# [INPUT MATERIAL]
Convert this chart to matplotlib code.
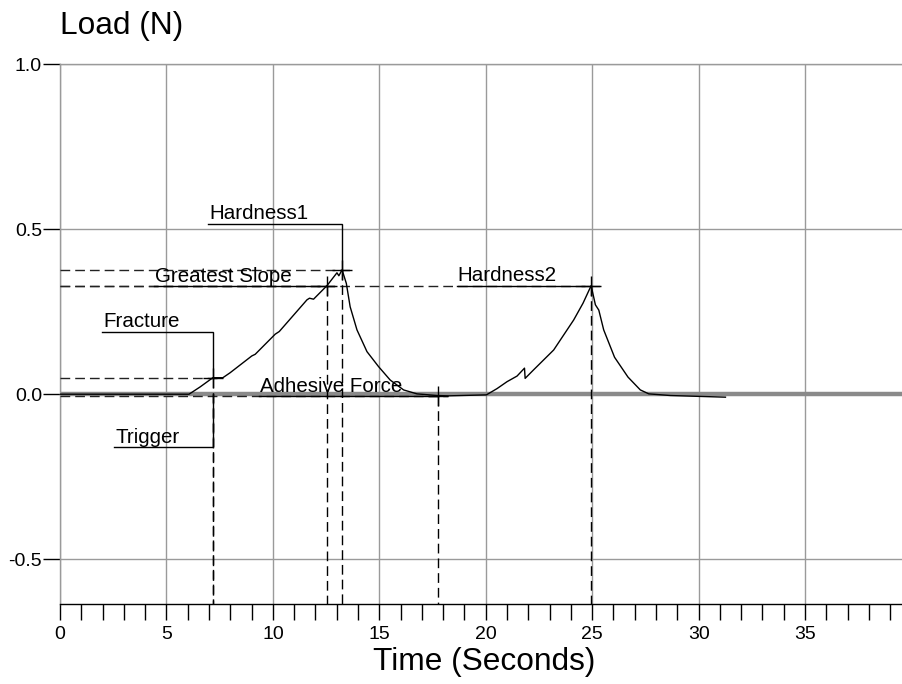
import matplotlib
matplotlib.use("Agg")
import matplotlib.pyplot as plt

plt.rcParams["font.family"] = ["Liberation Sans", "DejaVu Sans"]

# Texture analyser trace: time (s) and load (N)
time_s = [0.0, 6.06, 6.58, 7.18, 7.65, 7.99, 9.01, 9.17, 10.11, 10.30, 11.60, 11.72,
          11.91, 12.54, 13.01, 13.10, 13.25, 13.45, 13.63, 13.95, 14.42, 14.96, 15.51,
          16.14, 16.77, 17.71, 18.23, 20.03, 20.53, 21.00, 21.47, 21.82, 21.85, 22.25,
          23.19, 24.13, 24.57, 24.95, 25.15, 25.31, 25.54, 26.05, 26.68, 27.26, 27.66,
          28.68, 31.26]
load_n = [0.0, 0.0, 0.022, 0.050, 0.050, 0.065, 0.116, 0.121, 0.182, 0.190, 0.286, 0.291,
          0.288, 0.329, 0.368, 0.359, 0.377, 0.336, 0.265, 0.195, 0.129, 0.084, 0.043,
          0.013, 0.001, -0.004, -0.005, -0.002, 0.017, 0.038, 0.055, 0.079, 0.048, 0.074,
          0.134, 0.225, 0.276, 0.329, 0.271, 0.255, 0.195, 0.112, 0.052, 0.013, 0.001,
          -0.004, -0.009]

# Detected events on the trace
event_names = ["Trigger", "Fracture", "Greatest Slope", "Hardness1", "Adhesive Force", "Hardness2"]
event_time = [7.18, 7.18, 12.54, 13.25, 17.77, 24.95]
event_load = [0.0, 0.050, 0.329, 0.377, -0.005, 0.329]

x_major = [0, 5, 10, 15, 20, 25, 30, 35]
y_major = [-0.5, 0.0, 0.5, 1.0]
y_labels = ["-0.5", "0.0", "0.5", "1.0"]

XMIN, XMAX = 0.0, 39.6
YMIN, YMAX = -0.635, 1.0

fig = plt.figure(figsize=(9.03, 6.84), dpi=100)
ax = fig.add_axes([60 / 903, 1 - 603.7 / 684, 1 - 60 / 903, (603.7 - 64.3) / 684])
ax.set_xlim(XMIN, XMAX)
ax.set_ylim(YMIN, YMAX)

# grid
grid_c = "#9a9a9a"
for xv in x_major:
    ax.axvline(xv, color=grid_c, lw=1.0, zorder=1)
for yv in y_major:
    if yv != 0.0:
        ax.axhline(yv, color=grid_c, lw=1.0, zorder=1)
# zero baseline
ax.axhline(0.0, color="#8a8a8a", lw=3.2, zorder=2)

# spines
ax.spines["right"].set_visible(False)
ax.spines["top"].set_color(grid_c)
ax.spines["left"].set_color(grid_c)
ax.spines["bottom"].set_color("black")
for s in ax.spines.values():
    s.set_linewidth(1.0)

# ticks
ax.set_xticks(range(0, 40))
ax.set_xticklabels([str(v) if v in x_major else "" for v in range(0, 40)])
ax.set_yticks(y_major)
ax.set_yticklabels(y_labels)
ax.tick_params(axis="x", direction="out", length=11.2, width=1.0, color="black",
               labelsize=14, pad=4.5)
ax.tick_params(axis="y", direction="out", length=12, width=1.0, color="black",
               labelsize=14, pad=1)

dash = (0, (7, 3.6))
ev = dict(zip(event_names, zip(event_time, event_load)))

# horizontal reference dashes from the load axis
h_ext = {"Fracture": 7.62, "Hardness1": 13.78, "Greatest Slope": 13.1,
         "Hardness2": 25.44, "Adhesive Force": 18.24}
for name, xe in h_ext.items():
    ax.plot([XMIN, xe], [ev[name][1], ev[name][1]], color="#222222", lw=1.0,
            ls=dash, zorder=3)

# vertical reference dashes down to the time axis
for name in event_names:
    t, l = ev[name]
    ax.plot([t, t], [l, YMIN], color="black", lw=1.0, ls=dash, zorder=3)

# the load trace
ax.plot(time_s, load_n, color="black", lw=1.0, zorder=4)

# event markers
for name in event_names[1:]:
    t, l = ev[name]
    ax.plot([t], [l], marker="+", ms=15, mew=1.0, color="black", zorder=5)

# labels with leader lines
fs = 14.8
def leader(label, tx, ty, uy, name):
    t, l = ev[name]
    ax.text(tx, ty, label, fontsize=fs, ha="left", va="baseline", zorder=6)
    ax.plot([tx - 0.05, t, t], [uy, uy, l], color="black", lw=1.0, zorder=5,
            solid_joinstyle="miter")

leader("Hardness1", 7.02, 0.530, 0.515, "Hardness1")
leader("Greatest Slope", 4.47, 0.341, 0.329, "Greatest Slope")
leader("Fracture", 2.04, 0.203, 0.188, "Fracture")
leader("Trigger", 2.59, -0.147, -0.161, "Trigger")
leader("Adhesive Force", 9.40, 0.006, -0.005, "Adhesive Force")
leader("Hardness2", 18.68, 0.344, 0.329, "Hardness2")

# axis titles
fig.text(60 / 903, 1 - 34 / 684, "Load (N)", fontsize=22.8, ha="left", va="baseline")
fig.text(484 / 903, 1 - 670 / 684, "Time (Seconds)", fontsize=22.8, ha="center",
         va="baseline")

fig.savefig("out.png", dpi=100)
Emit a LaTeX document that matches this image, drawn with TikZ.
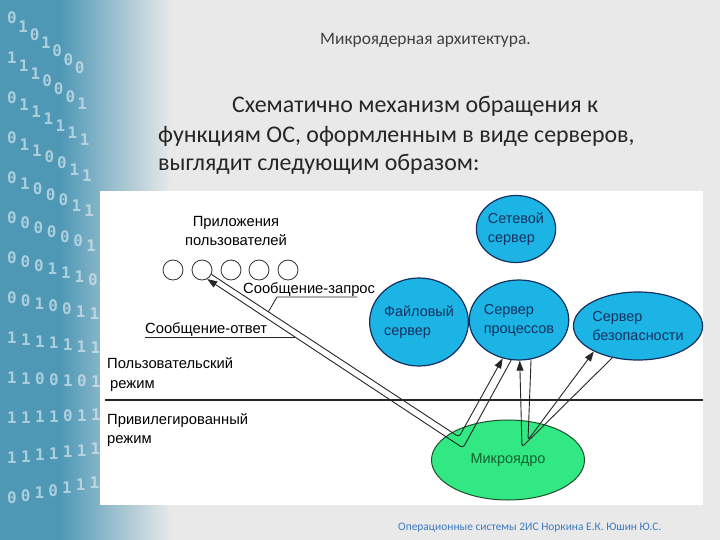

# [INSTRUCTION]
Pull out every line containing "matplotlib".

# [THE ANSWER]
Convert this chart to matplotlib code.
import matplotlib
matplotlib.use("Agg")
import matplotlib.pyplot as plt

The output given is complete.